*OBJECTIVE*: Transcribe the listing exactly, leaving out every picture.

*SOURCE MATERIAL*:
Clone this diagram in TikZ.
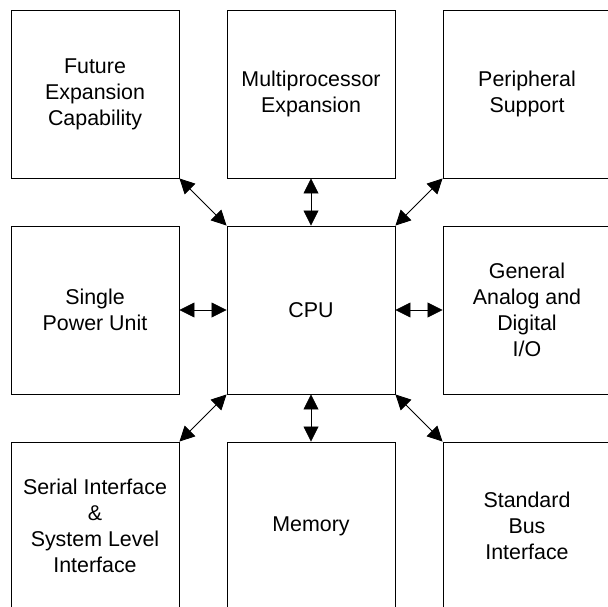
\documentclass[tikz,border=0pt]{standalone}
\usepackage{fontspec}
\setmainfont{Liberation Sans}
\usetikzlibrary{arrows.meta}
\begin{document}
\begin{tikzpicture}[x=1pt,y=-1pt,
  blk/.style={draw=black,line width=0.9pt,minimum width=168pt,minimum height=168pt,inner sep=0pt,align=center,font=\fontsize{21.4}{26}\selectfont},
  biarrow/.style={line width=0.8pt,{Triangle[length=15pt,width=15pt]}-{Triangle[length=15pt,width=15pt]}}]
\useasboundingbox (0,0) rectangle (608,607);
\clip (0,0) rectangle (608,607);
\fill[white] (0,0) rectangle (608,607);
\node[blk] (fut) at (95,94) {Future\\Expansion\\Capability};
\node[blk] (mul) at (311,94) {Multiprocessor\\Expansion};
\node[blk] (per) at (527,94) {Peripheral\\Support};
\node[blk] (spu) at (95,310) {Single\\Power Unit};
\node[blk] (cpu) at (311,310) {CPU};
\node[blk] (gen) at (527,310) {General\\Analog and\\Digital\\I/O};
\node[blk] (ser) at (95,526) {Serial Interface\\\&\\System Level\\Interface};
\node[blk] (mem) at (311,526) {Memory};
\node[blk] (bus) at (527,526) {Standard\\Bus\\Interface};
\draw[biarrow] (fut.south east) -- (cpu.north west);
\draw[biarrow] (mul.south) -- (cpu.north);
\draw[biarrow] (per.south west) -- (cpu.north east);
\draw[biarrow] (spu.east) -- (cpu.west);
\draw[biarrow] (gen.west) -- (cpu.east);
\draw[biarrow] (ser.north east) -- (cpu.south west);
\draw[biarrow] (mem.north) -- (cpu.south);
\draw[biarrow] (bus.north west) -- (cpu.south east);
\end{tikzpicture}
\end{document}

*SOLUTION TO THIS EXERCISE*:
Clone this diagram in TikZ.
\documentclass[tikz,border=0pt]{standalone}
\usepackage{fontspec}
\setmainfont{Liberation Sans}
\usetikzlibrary{arrows.meta}
\begin{document}
\begin{tikzpicture}[x=1pt,y=-1pt,
  blk/.style={draw=black,line width=0.9pt,minimum width=168pt,minimum height=168pt,inner sep=0pt,align=center,font=\fontsize{21.4}{26}\selectfont},
  biarrow/.style={line width=0.8pt,{Triangle[length=15pt,width=15pt]}-{Triangle[length=15pt,width=15pt]}}]
\useasboundingbox (0,0) rectangle (608,607);
\clip (0,0) rectangle (608,607);
\fill[white] (0,0) rectangle (608,607);
\node[blk] (fut) at (95,94) {Future\\Expansion\\Capability};
\node[blk] (mul) at (311,94) {Multiprocessor\\Expansion};
\node[blk] (per) at (527,94) {Peripheral\\Support};
\node[blk] (spu) at (95,310) {Single\\Power Unit};
\node[blk] (cpu) at (311,310) {CPU};
\node[blk] (gen) at (527,310) {General\\Analog and\\Digital\\I/O};
\node[blk] (ser) at (95,526) {Serial Interface\\\&\\System Level\\Interface};
\node[blk] (mem) at (311,526) {Memory};
\node[blk] (bus) at (527,526) {Standard\\Bus\\Interface};
\draw[biarrow] (fut.south east) -- (cpu.north west);
\draw[biarrow] (mul.south) -- (cpu.north);
\draw[biarrow] (per.south west) -- (cpu.north east);
\draw[biarrow] (spu.east) -- (cpu.west);
\draw[biarrow] (gen.west) -- (cpu.east);
\draw[biarrow] (ser.north east) -- (cpu.south west);
\draw[biarrow] (mem.north) -- (cpu.south);
\draw[biarrow] (bus.north west) -- (cpu.south east);
\end{tikzpicture}
\end{document}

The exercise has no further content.